— Begin SUPPLIED DATA —
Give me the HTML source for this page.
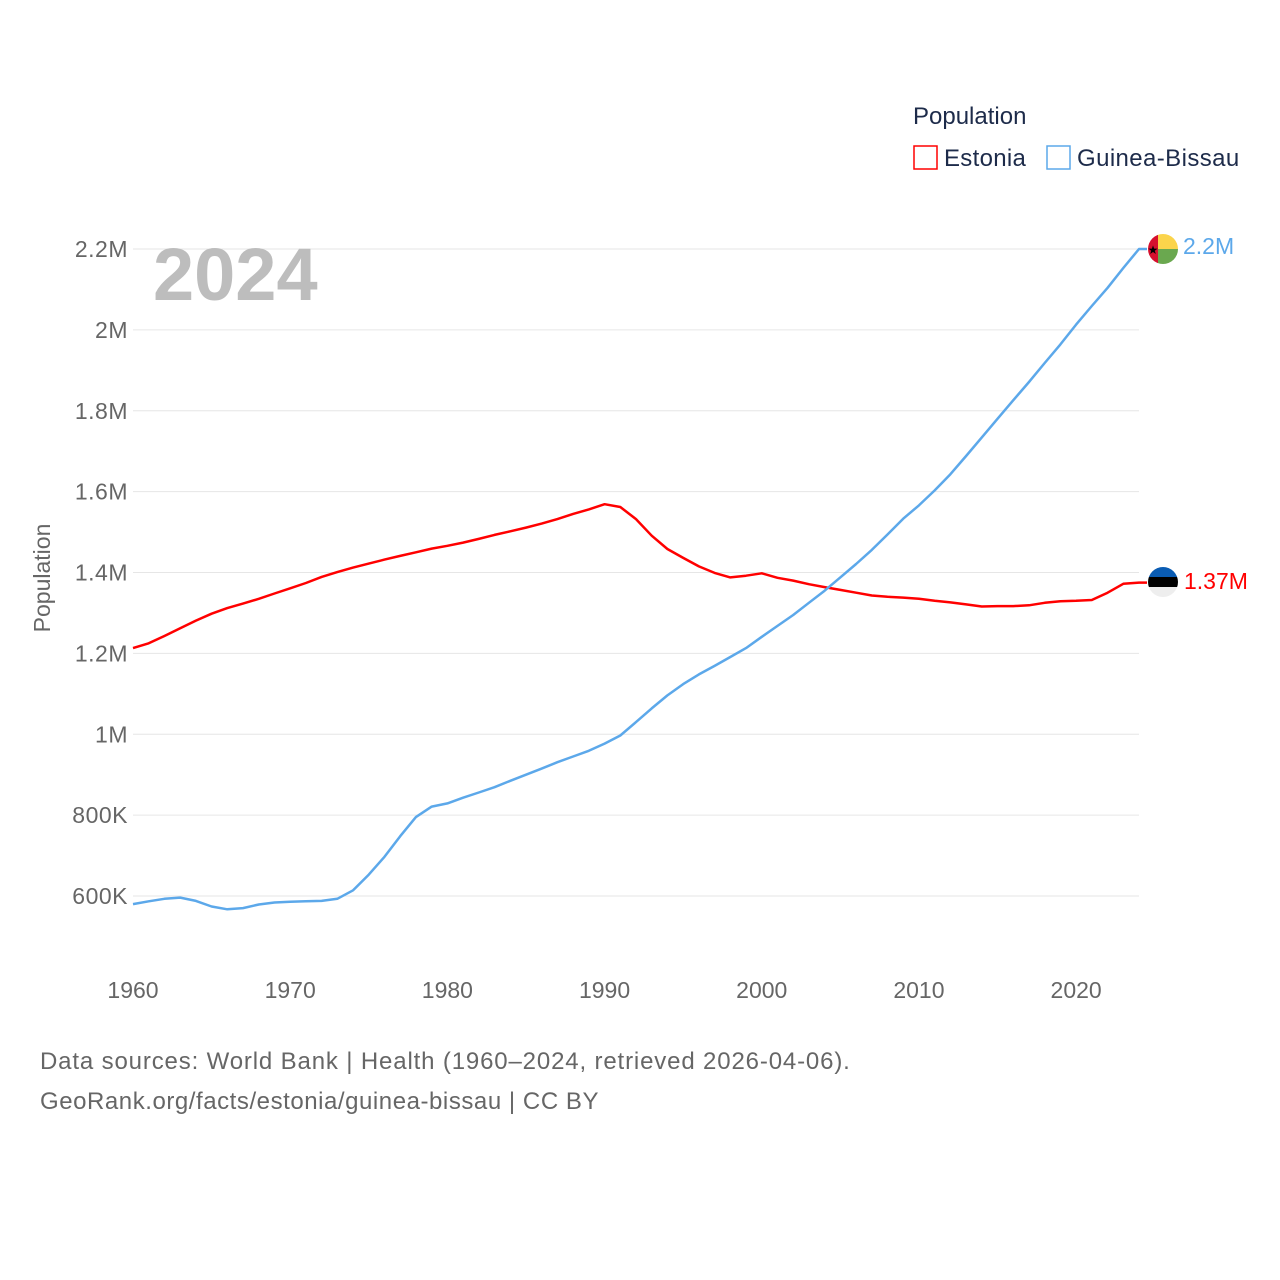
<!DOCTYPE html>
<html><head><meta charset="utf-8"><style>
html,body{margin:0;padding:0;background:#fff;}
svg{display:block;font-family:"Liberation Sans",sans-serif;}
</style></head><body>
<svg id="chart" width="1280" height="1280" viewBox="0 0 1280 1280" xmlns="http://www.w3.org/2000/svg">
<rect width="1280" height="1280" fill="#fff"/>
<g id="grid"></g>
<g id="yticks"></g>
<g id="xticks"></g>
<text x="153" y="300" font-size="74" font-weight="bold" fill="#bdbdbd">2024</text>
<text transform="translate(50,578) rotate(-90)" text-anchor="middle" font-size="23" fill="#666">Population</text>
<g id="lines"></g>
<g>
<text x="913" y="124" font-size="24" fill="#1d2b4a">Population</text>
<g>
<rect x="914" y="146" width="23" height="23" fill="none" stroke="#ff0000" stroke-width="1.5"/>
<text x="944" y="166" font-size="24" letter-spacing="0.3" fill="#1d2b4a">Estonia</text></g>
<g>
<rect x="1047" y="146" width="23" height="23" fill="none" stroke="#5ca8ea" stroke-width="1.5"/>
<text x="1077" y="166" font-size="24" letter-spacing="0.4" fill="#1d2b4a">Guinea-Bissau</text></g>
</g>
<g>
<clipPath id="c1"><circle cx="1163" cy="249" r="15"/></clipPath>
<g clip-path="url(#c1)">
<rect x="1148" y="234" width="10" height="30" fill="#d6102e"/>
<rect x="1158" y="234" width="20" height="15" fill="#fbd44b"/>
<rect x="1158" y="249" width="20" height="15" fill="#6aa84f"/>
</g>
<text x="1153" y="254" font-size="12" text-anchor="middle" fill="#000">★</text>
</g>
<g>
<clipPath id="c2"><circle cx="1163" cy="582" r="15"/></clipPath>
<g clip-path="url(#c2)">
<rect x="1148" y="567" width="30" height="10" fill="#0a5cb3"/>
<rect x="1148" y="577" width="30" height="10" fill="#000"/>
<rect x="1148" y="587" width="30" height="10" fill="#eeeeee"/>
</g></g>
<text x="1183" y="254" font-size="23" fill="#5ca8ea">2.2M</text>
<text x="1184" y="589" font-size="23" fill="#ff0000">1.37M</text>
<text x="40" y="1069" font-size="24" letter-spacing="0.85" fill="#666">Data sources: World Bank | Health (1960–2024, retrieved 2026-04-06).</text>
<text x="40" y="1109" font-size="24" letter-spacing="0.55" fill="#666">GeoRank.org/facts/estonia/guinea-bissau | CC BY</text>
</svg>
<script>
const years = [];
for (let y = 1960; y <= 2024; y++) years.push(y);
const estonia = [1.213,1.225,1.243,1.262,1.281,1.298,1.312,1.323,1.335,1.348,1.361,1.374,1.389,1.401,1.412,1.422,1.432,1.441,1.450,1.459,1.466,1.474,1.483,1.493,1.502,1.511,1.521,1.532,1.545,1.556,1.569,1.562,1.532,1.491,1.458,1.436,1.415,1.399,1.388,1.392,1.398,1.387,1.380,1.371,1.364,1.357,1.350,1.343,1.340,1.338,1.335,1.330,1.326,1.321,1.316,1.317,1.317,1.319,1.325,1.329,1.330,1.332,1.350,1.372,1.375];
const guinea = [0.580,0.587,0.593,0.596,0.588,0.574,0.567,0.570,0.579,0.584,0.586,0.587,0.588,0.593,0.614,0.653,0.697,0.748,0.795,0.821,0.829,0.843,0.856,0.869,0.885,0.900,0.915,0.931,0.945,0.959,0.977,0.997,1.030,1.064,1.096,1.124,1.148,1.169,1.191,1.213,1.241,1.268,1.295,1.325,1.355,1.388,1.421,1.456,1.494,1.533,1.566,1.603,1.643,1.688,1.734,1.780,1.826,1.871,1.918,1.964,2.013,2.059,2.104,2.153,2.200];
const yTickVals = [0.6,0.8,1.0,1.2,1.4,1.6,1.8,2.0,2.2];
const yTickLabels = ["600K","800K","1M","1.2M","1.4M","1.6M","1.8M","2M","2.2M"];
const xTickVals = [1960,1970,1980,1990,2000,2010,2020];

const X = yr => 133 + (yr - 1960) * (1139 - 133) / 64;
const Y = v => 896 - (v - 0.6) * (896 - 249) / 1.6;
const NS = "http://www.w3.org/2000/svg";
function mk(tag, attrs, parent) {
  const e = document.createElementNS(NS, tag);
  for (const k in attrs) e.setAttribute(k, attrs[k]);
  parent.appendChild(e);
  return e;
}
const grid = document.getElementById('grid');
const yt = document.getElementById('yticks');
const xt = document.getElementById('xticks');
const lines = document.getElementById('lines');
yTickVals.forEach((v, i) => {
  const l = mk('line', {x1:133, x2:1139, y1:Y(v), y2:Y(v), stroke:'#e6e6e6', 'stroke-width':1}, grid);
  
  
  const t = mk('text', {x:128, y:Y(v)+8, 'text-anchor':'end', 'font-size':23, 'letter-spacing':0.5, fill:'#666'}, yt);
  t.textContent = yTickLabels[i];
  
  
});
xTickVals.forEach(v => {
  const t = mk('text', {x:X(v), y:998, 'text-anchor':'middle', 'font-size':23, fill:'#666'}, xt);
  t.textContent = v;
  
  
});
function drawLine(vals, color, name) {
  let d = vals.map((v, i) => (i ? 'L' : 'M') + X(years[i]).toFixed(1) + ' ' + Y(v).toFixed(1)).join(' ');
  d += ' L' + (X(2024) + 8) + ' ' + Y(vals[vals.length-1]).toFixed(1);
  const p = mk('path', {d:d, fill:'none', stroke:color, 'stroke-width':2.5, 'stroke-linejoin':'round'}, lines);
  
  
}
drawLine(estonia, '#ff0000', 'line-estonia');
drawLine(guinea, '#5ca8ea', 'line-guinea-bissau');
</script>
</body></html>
— End SUPPLIED DATA —
▶ **REQUIRED WORK**: The data above should be repeated exactly, minus any pictures.

▶ **COMPLETED EXERCISE**:
Give me the HTML source for this page.
<!DOCTYPE html>
<html><head><meta charset="utf-8"><style>
html,body{margin:0;padding:0;background:#fff;}
svg{display:block;font-family:"Liberation Sans",sans-serif;}
</style></head><body>
<svg id="chart" width="1280" height="1280" viewBox="0 0 1280 1280" xmlns="http://www.w3.org/2000/svg">
<rect width="1280" height="1280" fill="#fff"/>
<g id="grid"></g>
<g id="yticks"></g>
<g id="xticks"></g>
<text x="153" y="300" font-size="74" font-weight="bold" fill="#bdbdbd">2024</text>
<text transform="translate(50,578) rotate(-90)" text-anchor="middle" font-size="23" fill="#666">Population</text>
<g id="lines"></g>
<g>
<text x="913" y="124" font-size="24" fill="#1d2b4a">Population</text>
<g>
<rect x="914" y="146" width="23" height="23" fill="none" stroke="#ff0000" stroke-width="1.5"/>
<text x="944" y="166" font-size="24" letter-spacing="0.3" fill="#1d2b4a">Estonia</text></g>
<g>
<rect x="1047" y="146" width="23" height="23" fill="none" stroke="#5ca8ea" stroke-width="1.5"/>
<text x="1077" y="166" font-size="24" letter-spacing="0.4" fill="#1d2b4a">Guinea-Bissau</text></g>
</g>
<g>
<clipPath id="c1"><circle cx="1163" cy="249" r="15"/></clipPath>
<g clip-path="url(#c1)">
<rect x="1148" y="234" width="10" height="30" fill="#d6102e"/>
<rect x="1158" y="234" width="20" height="15" fill="#fbd44b"/>
<rect x="1158" y="249" width="20" height="15" fill="#6aa84f"/>
</g>
<text x="1153" y="254" font-size="12" text-anchor="middle" fill="#000">★</text>
</g>
<g>
<clipPath id="c2"><circle cx="1163" cy="582" r="15"/></clipPath>
<g clip-path="url(#c2)">
<rect x="1148" y="567" width="30" height="10" fill="#0a5cb3"/>
<rect x="1148" y="577" width="30" height="10" fill="#000"/>
<rect x="1148" y="587" width="30" height="10" fill="#eeeeee"/>
</g></g>
<text x="1183" y="254" font-size="23" fill="#5ca8ea">2.2M</text>
<text x="1184" y="589" font-size="23" fill="#ff0000">1.37M</text>
<text x="40" y="1069" font-size="24" letter-spacing="0.85" fill="#666">Data sources: World Bank | Health (1960–2024, retrieved 2026-04-06).</text>
<text x="40" y="1109" font-size="24" letter-spacing="0.55" fill="#666">GeoRank.org/facts/estonia/guinea-bissau | CC BY</text>
</svg>
<script>
const years = [];
for (let y = 1960; y <= 2024; y++) years.push(y);
const estonia = [1.213,1.225,1.243,1.262,1.281,1.298,1.312,1.323,1.335,1.348,1.361,1.374,1.389,1.401,1.412,1.422,1.432,1.441,1.450,1.459,1.466,1.474,1.483,1.493,1.502,1.511,1.521,1.532,1.545,1.556,1.569,1.562,1.532,1.491,1.458,1.436,1.415,1.399,1.388,1.392,1.398,1.387,1.380,1.371,1.364,1.357,1.350,1.343,1.340,1.338,1.335,1.330,1.326,1.321,1.316,1.317,1.317,1.319,1.325,1.329,1.330,1.332,1.350,1.372,1.375];
const guinea = [0.580,0.587,0.593,0.596,0.588,0.574,0.567,0.570,0.579,0.584,0.586,0.587,0.588,0.593,0.614,0.653,0.697,0.748,0.795,0.821,0.829,0.843,0.856,0.869,0.885,0.900,0.915,0.931,0.945,0.959,0.977,0.997,1.030,1.064,1.096,1.124,1.148,1.169,1.191,1.213,1.241,1.268,1.295,1.325,1.355,1.388,1.421,1.456,1.494,1.533,1.566,1.603,1.643,1.688,1.734,1.780,1.826,1.871,1.918,1.964,2.013,2.059,2.104,2.153,2.200];
const yTickVals = [0.6,0.8,1.0,1.2,1.4,1.6,1.8,2.0,2.2];
const yTickLabels = ["600K","800K","1M","1.2M","1.4M","1.6M","1.8M","2M","2.2M"];
const xTickVals = [1960,1970,1980,1990,2000,2010,2020];

const X = yr => 133 + (yr - 1960) * (1139 - 133) / 64;
const Y = v => 896 - (v - 0.6) * (896 - 249) / 1.6;
const NS = "http://www.w3.org/2000/svg";
function mk(tag, attrs, parent) {
  const e = document.createElementNS(NS, tag);
  for (const k in attrs) e.setAttribute(k, attrs[k]);
  parent.appendChild(e);
  return e;
}
const grid = document.getElementById('grid');
const yt = document.getElementById('yticks');
const xt = document.getElementById('xticks');
const lines = document.getElementById('lines');
yTickVals.forEach((v, i) => {
  const l = mk('line', {x1:133, x2:1139, y1:Y(v), y2:Y(v), stroke:'#e6e6e6', 'stroke-width':1}, grid);
  
  
  const t = mk('text', {x:128, y:Y(v)+8, 'text-anchor':'end', 'font-size':23, 'letter-spacing':0.5, fill:'#666'}, yt);
  t.textContent = yTickLabels[i];
  
  
});
xTickVals.forEach(v => {
  const t = mk('text', {x:X(v), y:998, 'text-anchor':'middle', 'font-size':23, fill:'#666'}, xt);
  t.textContent = v;
  
  
});
function drawLine(vals, color, name) {
  let d = vals.map((v, i) => (i ? 'L' : 'M') + X(years[i]).toFixed(1) + ' ' + Y(v).toFixed(1)).join(' ');
  d += ' L' + (X(2024) + 8) + ' ' + Y(vals[vals.length-1]).toFixed(1);
  const p = mk('path', {d:d, fill:'none', stroke:color, 'stroke-width':2.5, 'stroke-linejoin':'round'}, lines);
  
  
}
drawLine(estonia, '#ff0000', 'line-estonia');
drawLine(guinea, '#5ca8ea', 'line-guinea-bissau');
</script>
</body></html>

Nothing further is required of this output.